DESCRIPTION OF THE TASK:
All the data below goes into the copy word for word, but the pictures don't.

-- Begin DATASET SECTION --

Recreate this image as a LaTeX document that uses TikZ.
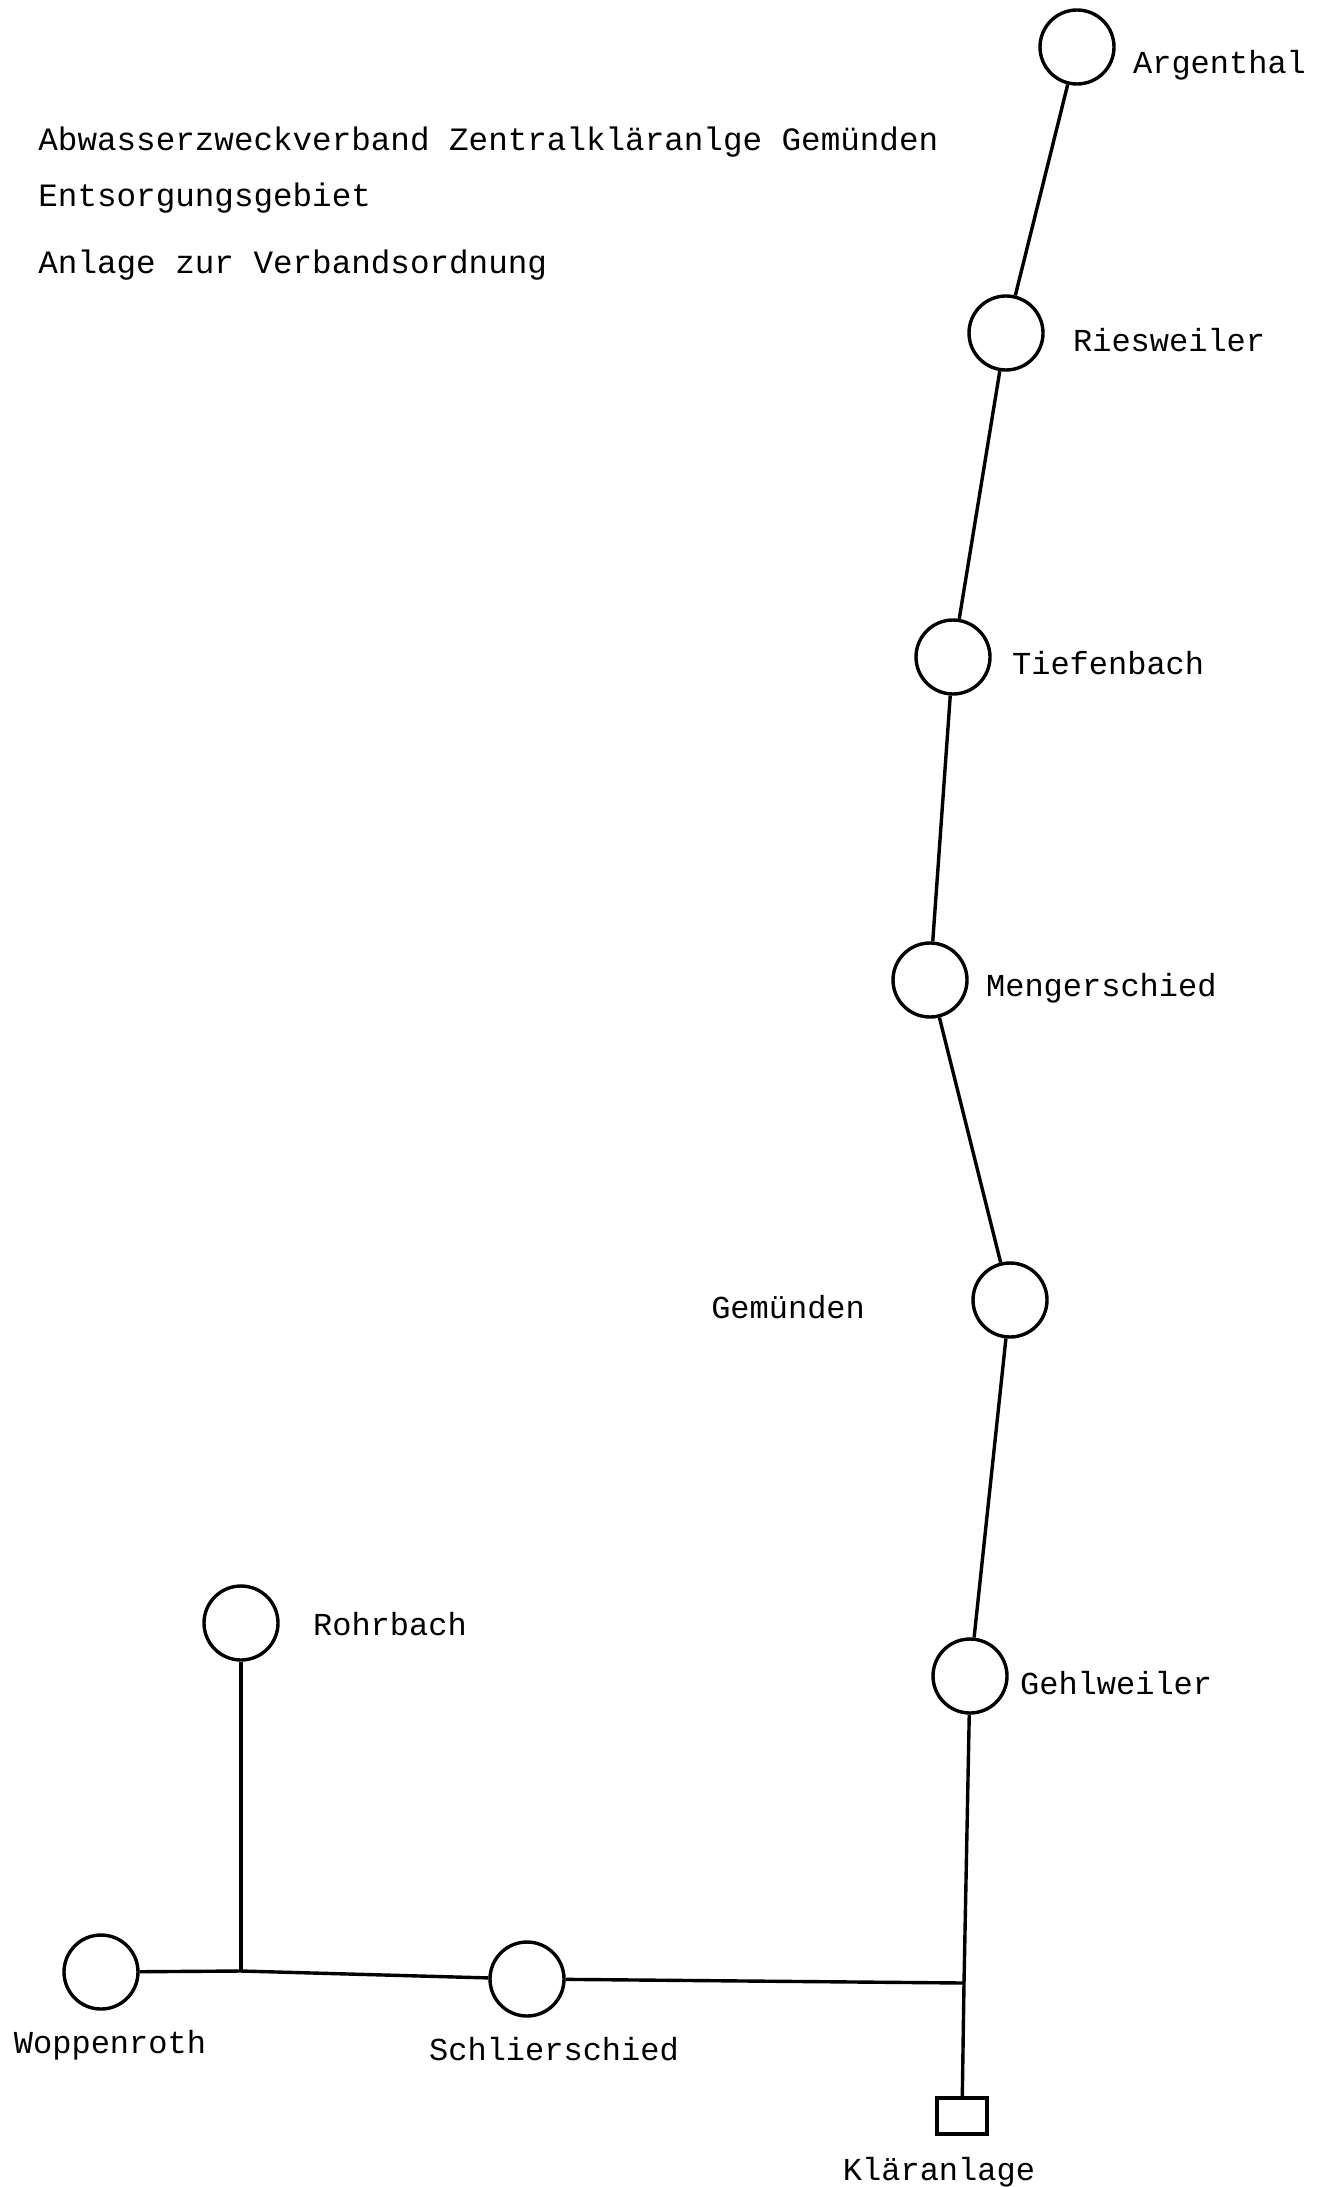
\documentclass[tikz,border=0pt]{standalone}
\usepackage{fontspec}
\newfontfamily\schreibmaschine{Liberation Mono}
\usetikzlibrary{positioning}

\begin{document}
\begin{tikzpicture}[x=0.5pt,y=-0.5pt]
  \tikzset{node distance=10pt,
           village/.style={circle,draw,line width=1.7pt,minimum size=37pt,inner sep=0pt},
           plant/.style={rectangle,draw,line width=1.6pt,minimum width=25pt,minimum height=18pt,inner sep=0pt},
           placename/.style={inner sep=0pt,text height=0.6em,text depth=0.15em,
                             font=\schreibmaschine\fontsize{16}{19}\selectfont},
           heading/.style={placename,anchor=west,font=\schreibmaschine\fontsize{16.3}{19}\selectfont},
           pipe/.style={line width=1.7pt}}
  \useasboundingbox (0,0) rectangle (1325,2187);

  % heading
  \node[heading] (title) at (38,146) {Abwasserzweckverband Zentralkläranlge Gemünden};
  \node[heading] (gebiet) at (38,202) {Entsorgungsgebiet};
  \node[heading] (anlage) at (38,269) {Anlage zur Verbandsordnung};

  % villages
  \node[village] (arg) at (1077,47) {};
  \node[village] (ries) at (1006,333) {};
  \node[village] (tief) at (953,657) {};
  \node[village] (meng) at (930,980) {};
  \node[village] (gem) at (1010,1300) {};
  \node[village] (gehl) at (970,1676) {};
  \node[village] (rohr) at (241,1623) {};
  \node[village] (wopp) at (101,1972) {};
  \node[village] (schl) at (527,1979) {};
  \node[plant] (klaer) at (962,2116) {};
  \coordinate (jW) at (241,1971);
  \coordinate (jK) at (964,1983);

  % names
  \node[placename,right=8.5pt of arg,yshift=-11pt] (argname) {Argenthal};
  \node[placename,right=14pt of ries,yshift=-7pt] (riesname) {Riesweiler};
  \node[placename,right=10pt of tief,yshift=-6.5pt] (tiefname) {Tiefenbach};
  \node[placename,right=8.5pt of meng,yshift=-6pt] (mengname) {Mengerschied};
  \node[placename,left=53pt of gem,yshift=-7pt] (gemname) {Gemünden};
  \node[placename,right=5.5pt of gehl,yshift=-7pt] (gehlname) {Gehlweiler};
  \node[placename,right=16.5pt of rohr,yshift=-4pt] (rohrname) {Rohrbach};
  \node[placename,below=15pt of wopp,xshift=4.5pt] (woppname) {Woppenroth};
  \node[placename,below=15pt of schl,xshift=13.5pt] (schlname) {Schlierschied};
  \node[placename,below=16pt of klaer,xshift=-11.5pt] (klaername) {Kläranlage};

  % sewers
  \draw[pipe] (arg) -- (ries);
  \draw[pipe] (ries) -- (tief);
  \draw[pipe] (tief) -- (meng);
  \draw[pipe] (meng) -- (gem);
  \draw[pipe] (gem) -- (gehl);
  \draw[pipe] (gehl) -- (jK) -- (klaer);
  \draw[pipe] (rohr) -- (jW);
  \draw[pipe] (wopp) -- (jW) -- (schl);
  \draw[pipe] (schl) -- (jK);
\end{tikzpicture}
\end{document}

-- End DATASET SECTION --

SOLUTION BELOW:
Recreate this image as a LaTeX document that uses TikZ.
\documentclass[tikz,border=0pt]{standalone}
\usepackage{fontspec}
\newfontfamily\schreibmaschine{Liberation Mono}
\usetikzlibrary{positioning}

\begin{document}
\begin{tikzpicture}[x=0.5pt,y=-0.5pt]
  \tikzset{node distance=10pt,
           village/.style={circle,draw,line width=1.7pt,minimum size=37pt,inner sep=0pt},
           plant/.style={rectangle,draw,line width=1.6pt,minimum width=25pt,minimum height=18pt,inner sep=0pt},
           placename/.style={inner sep=0pt,text height=0.6em,text depth=0.15em,
                             font=\schreibmaschine\fontsize{16}{19}\selectfont},
           heading/.style={placename,anchor=west,font=\schreibmaschine\fontsize{16.3}{19}\selectfont},
           pipe/.style={line width=1.7pt}}
  \useasboundingbox (0,0) rectangle (1325,2187);

  % heading
  \node[heading] (title) at (38,146) {Abwasserzweckverband Zentralkläranlge Gemünden};
  \node[heading] (gebiet) at (38,202) {Entsorgungsgebiet};
  \node[heading] (anlage) at (38,269) {Anlage zur Verbandsordnung};

  % villages
  \node[village] (arg) at (1077,47) {};
  \node[village] (ries) at (1006,333) {};
  \node[village] (tief) at (953,657) {};
  \node[village] (meng) at (930,980) {};
  \node[village] (gem) at (1010,1300) {};
  \node[village] (gehl) at (970,1676) {};
  \node[village] (rohr) at (241,1623) {};
  \node[village] (wopp) at (101,1972) {};
  \node[village] (schl) at (527,1979) {};
  \node[plant] (klaer) at (962,2116) {};
  \coordinate (jW) at (241,1971);
  \coordinate (jK) at (964,1983);

  % names
  \node[placename,right=8.5pt of arg,yshift=-11pt] (argname) {Argenthal};
  \node[placename,right=14pt of ries,yshift=-7pt] (riesname) {Riesweiler};
  \node[placename,right=10pt of tief,yshift=-6.5pt] (tiefname) {Tiefenbach};
  \node[placename,right=8.5pt of meng,yshift=-6pt] (mengname) {Mengerschied};
  \node[placename,left=53pt of gem,yshift=-7pt] (gemname) {Gemünden};
  \node[placename,right=5.5pt of gehl,yshift=-7pt] (gehlname) {Gehlweiler};
  \node[placename,right=16.5pt of rohr,yshift=-4pt] (rohrname) {Rohrbach};
  \node[placename,below=15pt of wopp,xshift=4.5pt] (woppname) {Woppenroth};
  \node[placename,below=15pt of schl,xshift=13.5pt] (schlname) {Schlierschied};
  \node[placename,below=16pt of klaer,xshift=-11.5pt] (klaername) {Kläranlage};

  % sewers
  \draw[pipe] (arg) -- (ries);
  \draw[pipe] (ries) -- (tief);
  \draw[pipe] (tief) -- (meng);
  \draw[pipe] (meng) -- (gem);
  \draw[pipe] (gem) -- (gehl);
  \draw[pipe] (gehl) -- (jK) -- (klaer);
  \draw[pipe] (rohr) -- (jW);
  \draw[pipe] (wopp) -- (jW) -- (schl);
  \draw[pipe] (schl) -- (jK);
\end{tikzpicture}
\end{document}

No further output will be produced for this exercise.